Corporations are of two different kinds: the C corporation and the S corporation. If you’re thinking of converting your sole proprietorship or partnership to a corporation, you will need to choose between these two.

Which is better usually depends on the aims and objectives you have for your business. Which way to go can be a bit tricky if you are unaware of the salient features of both.

The similarities between the two are as follows:

  • One of the major similarities is the protection offered under the limited liability offer. Under this clause, the corporation’s owners are not responsible personally for paying off debts incurred by the business. So, the personal assets (car, house etc.) of the owners are saved from being seized and sold to pay off debts to creditors.
  • For both the corporations to be brought into existence, state filing is required. This makes them legal.
  • Even if you incorporate your business into S or C-corporation, the articles of incorporation must be filed with the state. These are the fundamental formation documents of businesses.
  • Both corporations give full authority to the shareholders or owners regarding the election of a board of directors. Election of officers is then carried out to manage the daily affairs of the business. The Board of Directors generally only gets involved if there’s a genuine need – such as in the cases of complex challenges and major decisions.
  • It’s mandatory for both types of corporations to strictly observe the formalities set by the state and other authorities. Issuing stock, compulsory meetings of shareholders and directors, keeping corporate records and adopting bylaws, are some of the basic internal formalities necessary for running an S-corporation as well as a C-corporation business. Paying annual fees, submission of annual reports etc, are some of the external formalities that must be observed by both the corporations.

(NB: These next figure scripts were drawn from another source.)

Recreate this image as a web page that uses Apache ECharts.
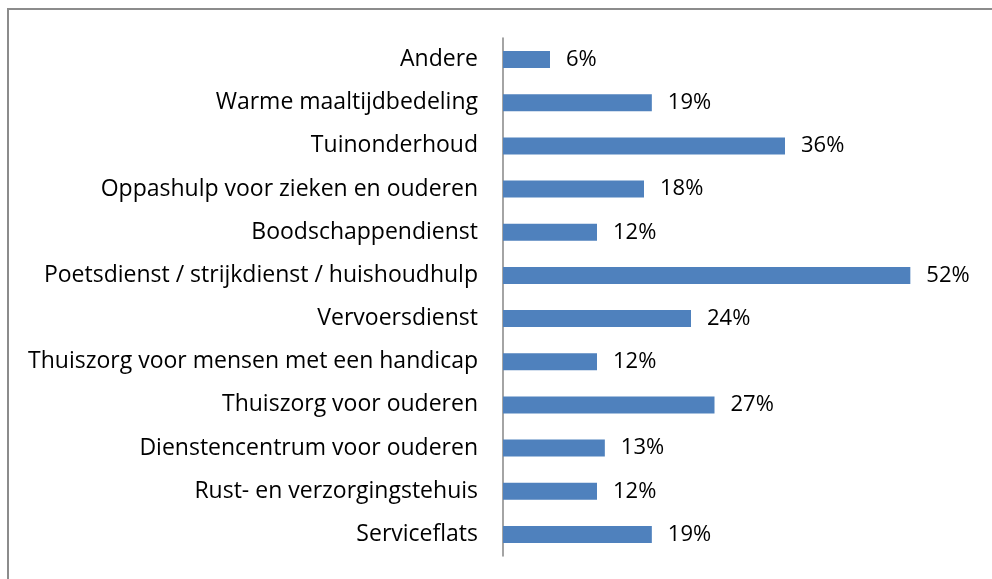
<!DOCTYPE html>
<html>
<head>
<meta charset="utf-8">
<script src="https://cdn.jsdelivr.net/npm/echarts@6/dist/echarts.min.js"></script>
<style>
  html, body { margin: 0; padding: 0; background: #fff; }
  #chart { width: 992px; height: 579px; }
</style>
</head>
<body>
<div id="chart"></div>
<script>
// categories from bottom to top, as the y axis draws them
const categories = [
  'Serviceflats',
  'Rust- en verzorgingstehuis',
  'Dienstencentrum voor ouderen',
  'Thuiszorg voor ouderen',
  'Thuiszorg voor mensen met een handicap',
  'Vervoersdienst',
  'Poetsdienst / strijkdienst / huishoudhulp',
  'Boodschappendienst',
  'Oppashulp voor zieken en ouderen',
  'Tuinonderhoud',
  'Warme maaltijdbedeling',
  'Andere'
];
const percentages = [19, 12, 13, 27, 12, 24, 52, 12, 18, 36, 19, 6];

const chart = echarts.init(document.getElementById('chart'));

chart.setOption({
  animation: false,
  textStyle: { fontFamily: 'Open Sans' },
  graphic: [{
    type: 'rect',
    shape: { x: 8, y: 9, width: 1100, height: 700 },
    style: { fill: 'none', stroke: '#8c8c8c', lineWidth: 2 }
  }],
  grid: { left: 503, right: 19, top: 38, bottom: 23 },
  xAxis: {
    type: 'value',
    min: 0,
    max: 60,
    show: false
  },
  yAxis: {
    type: 'category',
    data: categories,
    axisLine: { lineStyle: { color: '#868686', width: 1.5 } },
    axisTick: { show: false },
    axisLabel: { color: '#000', fontSize: 23, margin: 25 }
  },
  series: [{
    type: 'bar',
    data: percentages,
    barWidth: 17,
    itemStyle: { color: '#4f81bd' },
    label: {
      show: true,
      position: 'right',
      distance: 16,
      formatter: '{c}%',
      color: '#000',
      fontSize: 22
    }
  }]
});
</script>
</body>
</html>
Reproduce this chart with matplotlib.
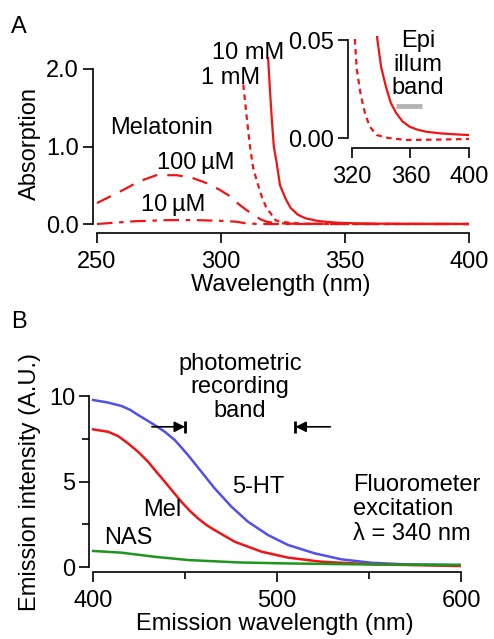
import matplotlib
matplotlib.use("Agg")
import matplotlib.pyplot as plt

plt.rcParams["font.family"] = ["Liberation Sans", "DejaVu Sans"]
plt.rcParams["font.size"] = 17

RED = "#f01414"
BLUE = "#5050f0"
GREEN = "#1e961e"

# --- panel A: melatonin absorption ---
wl_10mM = [319.0, 319.8, 320.5, 321.3, 322.4, 323.8, 326.0, 328.0, 331.0, 334.0, 337.4,
           340.0, 343.3, 346.5, 350.2, 354.5, 359.3, 365.0, 370.7, 380.0, 390.0, 400.0]
abs_10mM = [2.14, 1.7, 1.35, 1.0, 0.8, 0.5, 0.33, 0.21, 0.12, 0.075, 0.05,
            0.036, 0.026, 0.018, 0.0128, 0.0085, 0.0058, 0.0042, 0.0032, 0.0024, 0.0019, 0.0015]

wl_1mM = [309.0, 310.3, 311.7, 313.0, 314.8, 316.5, 318.4, 320.0, 321.0, 322.0, 323.3,
          326.0, 328.9, 332.0, 336.9, 345.0, 357.0, 380.0, 400.0]
abs_1mM = [1.8, 1.4, 1.0, 0.72, 0.52, 0.35, 0.2, 0.14, 0.09, 0.05, 0.035,
           0.022, 0.0128, 0.006, 0.0015, 0.0, -0.001, -0.0008, -0.0005]

wl_100uM = [250, 255, 260.6, 267, 274, 282, 288, 294, 299, 303.6, 307, 310.3, 313, 316,
            318.4, 322, 330, 400]
abs_100uM = [0.27, 0.35, 0.44, 0.55, 0.63, 0.63, 0.6, 0.53, 0.45, 0.36, 0.26, 0.18, 0.12, 0.06,
             0.03, 0.01, 0.003, 0.0]

wl_10uM = [250, 265, 278, 290, 301, 306, 310, 315, 400]
abs_10uM = [0.0, 0.035, 0.05, 0.05, 0.04, 0.03, 0.01, 0.0, 0.0]

epi_band = [350, 368]

# --- panel B: emission spectra ---
em_ht_wl = [400, 408, 415.4, 420, 424.5, 429, 433.5, 439, 444.4, 451.6, 458.9, 466.1, 475.2,
            484.2, 495.1, 506, 520.5, 535, 551.3, 569.4, 599.3]
em_ht = [9.77, 9.62, 9.42, 9.2, 8.89, 8.6, 8.3, 7.91, 7.43, 6.55, 5.57, 4.6, 3.53,
         2.65, 1.87, 1.29, 0.8, 0.45, 0.25, 0.16, 0.12]

em_mel_wl = [400, 408.2, 413.6, 419, 424.5, 429.9, 434.4, 439, 443.5, 448, 452.5, 457,
             461.6, 466.1, 477, 491.5, 506, 524, 551.3, 599.3]
em_mel = [8.05, 7.91, 7.66, 7.23, 6.74, 6.16, 5.57, 4.99, 4.4, 3.82, 3.3, 2.85,
          2.46, 2.16, 1.48, 0.9, 0.55, 0.31, 0.16, 0.06]

em_nas_wl = [400, 415.4, 433.5, 451.6, 478.8, 506, 542, 599.3]
em_nas = [0.94, 0.84, 0.6, 0.41, 0.27, 0.21, 0.16, 0.12]

rec_band = [450, 510]
arrow_y = 8.2


def style(ax, xb, yb):
    for s in ("top", "right"):
        ax.spines[s].set_visible(False)
    ax.spines["left"].set_bounds(*yb)
    ax.spines["bottom"].set_bounds(*xb)
    for s in ("left", "bottom"):
        ax.spines[s].set_linewidth(1.2)
    ax.tick_params(which="major", direction="out", length=7, width=1.2, pad=3)
    ax.tick_params(which="minor", direction="out", length=5, width=1.2)
    ax.tick_params(axis="x", pad=6)
    ax.set_facecolor("none")


fig = plt.figure(figsize=(4.94, 6.39), dpi=100)

# panel A
axA = fig.add_axes([0.18826, 0.63537, 0.76113, 0.28091])
axA.plot(wl_10mM, abs_10mM, color=RED, lw=1.6)
axA.plot(wl_1mM, abs_1mM, color=RED, lw=1.6, dashes=(2.5, 2))
axA.plot(wl_100uM, abs_100uM, color=RED, lw=1.6, dashes=(7, 4.5))
axA.plot(wl_10uM, abs_10uM, color=RED, lw=1.6, dashes=(7, 3, 2, 3))
axA.set_xlim(248.4, 400)
axA.set_ylim(-0.116, 2.2)
axA.set_xticks([250, 300, 350, 400])
axA.set_yticks([0, 1, 2])
axA.set_yticklabels(["0.0", "1.0", "2.0"])
style(axA, (250, 400), (0, 2))
axA.set_xlabel("Wavelength (nm)", labelpad=1)
axA.set_ylabel("Absorption", labelpad=4)
axA.text(276.2, 1.24, "Melatonin", ha="center", va="center")
axA.text(289.9, 0.787, "100\u2009µM", ha="center", va="center")
axA.text(280.6, 0.245, "10\u2009µM", ha="center", va="center")
axA.text(310.9, 2.21, "10 mM", ha="center", va="center")
axA.text(304.0, 1.88, "1 mM", ha="center", va="center")

# inset
axI = fig.add_axes([0.70445, 0.76839, 0.24494, 0.17512])
axI.plot(wl_10mM, abs_10mM, color=RED, lw=1.6)
axI.plot(wl_1mM, abs_1mM, color=RED, lw=1.6, dashes=(2.5, 2))
axI.plot(epi_band, [0.0165, 0.0165], color="#b4b4b4", lw=3.5, solid_capstyle="butt")
axI.set_xlim(317.3, 400)
axI.set_ylim(-0.0051, 0.052)
axI.set_xticks([320, 360, 400])
axI.set_yticks([0, 0.05])
axI.set_yticklabels(["0.00", "0.05"])
style(axI, (320, 400), (0, 0.05))
axI.text(365.1, 0.0375, "Epi\nillum\nband", ha="center", va="center", linespacing=1.08)

# panel B
axB = fig.add_axes([0.18016, 0.10485, 0.75304, 0.28075])
axB.plot(em_ht_wl, em_ht, color=BLUE, lw=1.8)
axB.plot(em_mel_wl, em_mel, color=RED, lw=1.8)
axB.plot(em_nas_wl, em_nas, color=GREEN, lw=1.8)
axB.set_xlim(397.8, 600)
axB.set_ylim(-0.29, 10.2)
axB.set_xticks([400, 500, 600])
axB.set_xticks([450, 550], minor=True)
axB.set_yticks([0, 5, 10])
axB.set_yticks([2.5, 7.5], minor=True)
style(axB, (400, 600), (0, 10))
axB.set_xlabel("Emission wavelength (nm)", labelpad=1)
axB.set_ylabel("Emission intensity (A.U.)", labelpad=6)

arrow_kw = dict(arrowstyle="-|>", color="k", lw=1.2, mutation_scale=16, shrinkA=0, shrinkB=0)
axB.annotate("", xy=(rec_band[0], arrow_y), xytext=(rec_band[0] - 18, arrow_y), arrowprops=arrow_kw)
axB.annotate("", xy=(rec_band[1], arrow_y), xytext=(rec_band[1] + 19, arrow_y), arrowprops=arrow_kw)
axB.plot(rec_band, [arrow_y, arrow_y], ls="none", marker="|", ms=9, mew=2, color="k")

axB.text(479.9, 10.5, "photometric\nrecording\nband", ha="center", va="center", linespacing=1.08)
axB.text(489.7, 4.68, "5-HT", ha="center", va="center")
axB.text(437.5, 3.33, "Mel", ha="center", va="center")
axB.text(419.0, 1.7, "NAS", ha="center", va="center")
axB.text(541.3, 3.39, "Fluorometer\nexcitation\nλ = 340 nm", ha="left", va="center", linespacing=1.15)

fig.text(19 / 494, 1 - 27 / 639, "A", ha="center", va="center")
fig.text(19 / 494, 1 - 322 / 639, "B", ha="center", va="center")

fig.savefig("out.png", dpi=100)
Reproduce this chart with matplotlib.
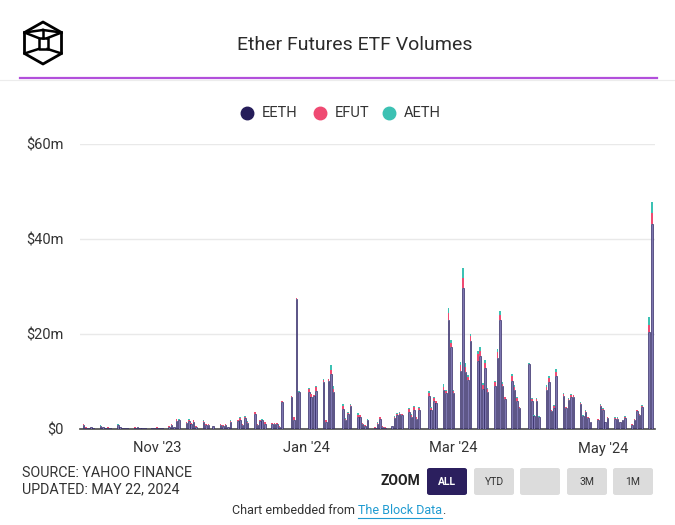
import matplotlib
matplotlib.use("Agg")
import matplotlib.pyplot as plt
import matplotlib.dates as mdates
from matplotlib.patches import Polygon, FancyBboxPatch
from matplotlib.lines import Line2D
import numpy as np
import pandas as pd

plt.rcParams['font.family'] = ['Roboto', 'DejaVu Sans']

# ---------------- data ----------------
title = "Ether Futures ETF Volumes"
series_names = ["EETH", "EFUT", "AETH"]
series_colors = ["#261d5a", "#ef4a72", "#3cc1b3"]
holidays = ["2023-11-23", "2023-12-25", "2024-01-01", "2024-01-15",
            "2024-02-19", "2024-03-29"]
start_date, end_date = "2023-10-02", "2024-05-21"

# values in $ millions, one per trading day
eeth = [0.8, 0.3, 0.2, 0.4, 0.2,  0.6, 0.4, 0.2, 0.3, 0.2,  0.8, 0.4, 0.2, 0.2, 0.2,
        0.3, 0.4, 0.2, 0.2, 0.2,  0.2, 0.2, 0.3, 0.2, 0.2,
        0.5, 0.8, 0.4, 1.6, 1.8,  1.2, 1.7, 1.0, 1.4, 0.5,  1.4, 0.8, 0.9, 0.6,
        0.8, 0.7, 0.9, 0.4, 1.5,
        1.6, 2.0, 0.8, 2.3, 1.3,  3.2, 0.8, 1.7, 1.8, 1.1,  1.0, 1.0, 1.0, 0.5, 5.7,
        6.7, 2.0, 27.4, 7.7,
        7.8, 6.8, 6.9, 8.1,  10.0, 1.4, 10.1, 11.5, 7.8,  4.2, 2.0, 3.1, 4.9,
        2.6, 2.5, 1.1, 0.7, 1.9,  0.3, 1.0, 2.2, 0.4, 0.3,
        0.6, 2.4, 2.9, 3.1, 2.9,  3.6, 2.6, 4.1, 2.2, 4.0,  6.9, 4.1, 6.0, 5.5,
        8.2, 7.5, 22.9, 17.2, 7.6,
        12.2, 29.6, 12.0, 10.4, 18.5,  14.4, 15.3, 8.5, 12.8, 7.8,
        9.0, 15.0, 22.9, 9.0, 6.4,  10.2, 8.2, 6.0, 4.4,
        13.6, 6.0, 2.7, 6.0, 2.5,  8.3, 10.0, 3.8, 4.5, 11.2,  7.0, 4.4, 6.1, 6.8, 6.8,
        5.3, 2.7, 3.6, 2.4, 1.4,  2.0, 4.8, 4.1, 1.4, 2.4,
        2.2, 2.2, 1.4, 1.8, 2.4,  0.9, 2.0, 3.7, 3.0, 4.7,  20.5, 43.1]
efut = [0.2, 0.1, 0.1, 0.1, 0.1,  0.1, 0.1, 0.1, 0.1, 0.0,  0.1, 0.1, 0.1, 0.1, 0.0,
        0.1, 0.1, 0.1, 0.0, 0.0,  0.1, 0.0, 0.1, 0.1, 0.0,
        0.1, 0.2, 0.1, 0.5, 0.2,  0.2, 0.3, 0.2, 0.4, 0.1,  0.3, 0.2, 0.2, 0.1,
        0.2, 0.1, 0.2, 0.1, 0.2,
        0.3, 0.4, 0.2, 0.3, 0.2,  0.3, 0.2, 0.2, 0.2, 0.3,  0.3, 0.3, 0.2, 0.1, 0.2,
        0.2, 0.5, 0.1, 0.1,
        0.7, 0.5, 0.2, 0.8,  0.4, 0.5, 0.4, 1.0, 0.6,  0.6, 0.2, 0.3, 0.2,
        0.4, 0.4, 0.1, 0.1, 0.1,  0.2, 0.3, 0.3, 0.2, 0.2,
        0.1, 0.2, 0.3, 0.3, 0.2,  0.6, 0.4, 0.6, 0.3, 0.5,  0.7, 0.4, 0.5, 0.3,
        0.7, 0.5, 1.5, 1.0, 0.4,
        1.2, 2.1, 1.0, 0.6, 1.0,  1.3, 1.1, 0.8, 1.2, 0.6,
        0.8, 1.2, 1.2, 0.5, 0.3,  0.9, 0.7, 0.6, 0.2,
        0.1, 0.4, 0.1, 0.4, 0.1,  0.6, 0.8, 0.1, 0.3, 0.9,  0.4, 0.2, 0.3, 0.4, 0.3,
        0.2, 0.1, 0.2, 0.1, 0.1,  0.1, 0.3, 0.2, 0.1, 0.1,
        0.2, 0.2, 0.1, 0.1, 0.2,  0.1, 0.1, 0.2, 0.1, 0.2,  1.4, 2.3]
aeth = [0.1, 0.0, 0.0, 0.0, 0.0,  0.1, 0.0, 0.0, 0.0, 0.0,  0.1, 0.0, 0.0, 0.0, 0.0,
        0.0, 0.0, 0.0, 0.0, 0.0,  0.0, 0.0, 0.0, 0.0, 0.0,
        0.0, 0.0, 0.0, 0.1, 0.1,  0.0, 0.1, 0.0, 0.1, 0.0,  0.1, 0.0, 0.0, 0.0,
        0.0, 0.0, 0.0, 0.0, 0.1,
        0.1, 0.1, 0.0, 0.1, 0.1,  0.1, 0.0, 0.1, 0.1, 0.0,  0.0, 0.0, 0.0, 0.0, 0.1,
        0.1, 0.1, 0.1, 0.1,
        0.1, 0.1, 0.1, 0.2,  0.2, 0.1, 0.1, 1.0, 0.7,  0.4, 0.1, 0.1, 0.1,
        0.3, 0.1, 0.1, 0.0, 0.1,  0.0, 0.1, 0.1, 0.0, 0.0,
        0.0, 0.1, 0.1, 0.1, 0.1,  0.3, 0.1, 0.2, 0.1, 0.2,  0.4, 0.2, 0.3, 0.1,
        0.5, 0.3, 1.0, 0.6, 0.3,
        0.8, 2.3, 0.8, 0.4, 0.6,  0.8, 0.8, 0.3, 0.5, 0.2,
        0.4, 0.6, 0.8, 0.3, 0.1,  0.5, 0.4, 0.2, 0.1,
        0.1, 0.1, 0.1, 0.1, 0.1,  0.4, 0.4, 0.1, 0.2, 0.5,  0.2, 0.1, 0.1, 0.2, 0.1,
        0.1, 0.1, 0.1, 0.1, 0.0,  0.1, 0.1, 0.1, 0.0, 0.1,
        0.1, 0.1, 0.0, 0.1, 0.1,  0.0, 0.1, 0.1, 0.1, 0.1,  1.7, 2.3]

y_ticks = [0, 20, 40, 60]
y_tick_labels = ["$0", "$20m", "$40m", "$60m"]
x_tick_dates = ["2023-11-01", "2024-01-01", "2024-03-01", "2024-05-01"]
x_tick_labels = ["Nov '23", "Jan '24", "Mar '24", "May '24"]
zoom_buttons = ["ALL", "YTD", "", "3M", "1M"]

dates = pd.bdate_range(start_date, end_date, freq="C", holidays=holidays)
assert len(dates) == len(eeth) == len(efut) == len(aeth), (len(dates), len(eeth), len(efut), len(aeth))

# ---------------- figure ----------------
W, H = 675, 525
fig = plt.figure(figsize=(W / 100, H / 100), dpi=100)
fig.patch.set_facecolor("white")

def fx(px):
    return px / W

def fy(py):
    return 1 - py / H

ax = fig.add_axes([fx(80), fy(429), fx(655) - fx(80), fy(144) - fy(429)])
x = mdates.date2num(dates.to_pydatetime())
e1 = np.array(eeth); e2 = np.array(efut); e3 = np.array(aeth)
bw = 0.65
ax.bar(x, e1, width=bw, color="#7d76b0", edgecolor=series_colors[0], linewidth=0.45, zorder=3)
ax.bar(x, e2, width=bw, bottom=e1, color=series_colors[1], linewidth=0, zorder=3)
ax.bar(x, e3, width=bw, bottom=e1 + e2, color=series_colors[2], linewidth=0, zorder=3)

ax.set_ylim(0, 60)
ax.set_xlim(mdates.date2num(pd.Timestamp("2023-09-30 14:00")),
            mdates.date2num(pd.Timestamp("2024-05-22 08:00")))
ax.set_yticks(y_ticks)
ax.set_yticklabels(y_tick_labels)
ax.set_xticks(mdates.date2num(pd.to_datetime(x_tick_dates).to_pydatetime()))
ax.set_xticklabels(x_tick_labels)
ax.tick_params(axis="both", length=0, labelsize=10.5, colors="#333333")
ax.tick_params(axis="y", pad=12)
ax.tick_params(axis="x", pad=9)
ax.grid(axis="y", color="#e9e9e9", linewidth=1, zorder=0)
for s in ["top", "right", "left"]:
    ax.spines[s].set_visible(False)
ax.spines["bottom"].set_color("#4a4a4a")
ax.spines["bottom"].set_linewidth(1.2)
ax.set_facecolor("white")

# ---------------- header ----------------
fig.text(fx(355), fy(45), title, ha="center", va="center", fontsize=14, color="#2b2b2b")
fig.add_artist(Line2D([0, 1], [fy(79.5), fy(79.5)], color="#ececec", linewidth=0.8))
fig.add_artist(Line2D([fx(20), fx(657)], [fy(78), fy(78)], color="#b24fdb", linewidth=1.6))

# logo (hexagonal cube)
cx, cy, r = 43, 43, 21
hexpts = [(cx, cy - r), (cx + 18.5, cy - r / 2), (cx + 18.5, cy + r / 2),
          (cx, cy + r), (cx - 18.5, cy + r / 2), (cx - 18.5, cy - r / 2)]
fig.add_artist(Polygon([(fx(a), fy(b)) for a, b in hexpts], closed=True, fill=False,
                       edgecolor="black", linewidth=2.0, joinstyle="round"))
inner = [(cx - 4.5, cy - 5), (cx + 4.5, cy - 5), (cx + 4.5, cy + 6), (cx - 4.5, cy + 6)]
fig.add_artist(Polygon([(fx(a), fy(b)) for a, b in inner], closed=True, fill=False,
                       edgecolor="black", linewidth=1.8, joinstyle="round"))
for (a0, b0), (a1, b1) in [(hexpts[5], inner[0]), (hexpts[1], inner[1]),
                           (hexpts[2], inner[2]), (hexpts[4], inner[3]),
                           (hexpts[5], (cx, cy - 13)), (hexpts[1], (cx, cy - 13))]:
    fig.add_artist(Line2D([fx(a0), fx(a1)], [fy(b0), fy(b1)], color="black", linewidth=1.8))
fig.add_artist(Line2D([fx(cx), fx(cx)], [fy(cy - 13), fy(cy - 5)], color="black", linewidth=1.8))

# legend
leg_x = [247, 320, 389]
for i, name in enumerate(series_names):
    fig.add_artist(Line2D([fx(leg_x[i])], [fy(113)], marker="o", markersize=9,
                          color=series_colors[i], linestyle="none"))
    fig.text(fx(leg_x[i] + 15), fy(113), name, ha="left", va="center",
             fontsize=10.5, color="#333333")

# ---------------- footer ----------------
fig.text(fx(22), fy(473), "SOURCE: YAHOO FINANCE", ha="left", va="center",
         fontsize=10.3, color="#333333")
fig.text(fx(22), fy(489), "UPDATED: MAY 22, 2024", ha="left", va="center",
         fontsize=10.3, color="#333333")
fig.text(fx(420), fy(481), "ZOOM", ha="right", va="center", fontsize=10,
         fontweight="bold", color="#222222")
btn_x = [427, 474, 520, 567, 613]
for i, lab in enumerate(zoom_buttons):
    active = i == 0
    fig.add_artist(FancyBboxPatch((fx(btn_x[i]), fy(495)), fx(40), fy(468) - fy(495),
                                  boxstyle="round,pad=0,rounding_size=0.004",
                                  facecolor="#2b1f5e" if active else "#dcdcdc",
                                  edgecolor="none"))
    fig.text(fx(btn_x[i] + 20), fy(482), lab, ha="center", va="center", fontsize=7.5,
             fontweight="bold" if active else "normal",
             color="white" if active else "#333333")

t1 = fig.text(fx(358), fy(511), "Chart embedded from ", ha="right", va="center",
              fontsize=9, color="#333333")
t2 = fig.text(fx(358), fy(511), "The Block Data", ha="left", va="center",
              fontsize=9, color="#1f9bd1")
fig.canvas.draw()
bb = t2.get_window_extent()
fig.add_artist(Line2D([bb.x0 / W, bb.x1 / W], [fy(518), fy(518)], color="#1f9bd1", linewidth=0.8))
fig.text(bb.x1 / W, fy(511), ".", ha="left", va="center", fontsize=9, color="#333333")

fig.savefig("out.png", dpi=100, facecolor="white")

Some of the major differences between the corporations:

  • Corporate ownership. C corporations are allowed to have an unlimited number of shareholders, but this is not the case with the S corporations. They can have at the most 100 shareholders, and they must be US residents. C corporations also cannot own them. In addition, other S corporations, LLCs or any other trust cannot own an existing S corporation. However , such restrictions are not imposed on C corporations. Also, C corporations are allowed to have multiple classes of stock, which is not the case with S corporations.
  • Taxation. S corporations need not pay taxes at the corporate level, although they need to file tax returns. Here, the business profits are transferred to the individual tax returns of the owners and so the taxes are paid at individual tax rates. This saves the S corporations from paying double taxation on the profits incurred. However, the C corporations need to file a corporate tax return and report any profits or losses. These corporations therefore face double taxations as the profits are distributed among owners as dividends. These dividends have to be reported at an individual level.
  • Election. Regular and in time filing of Form 2553 is mandatory for S corporations. It must be submitted to the IRS.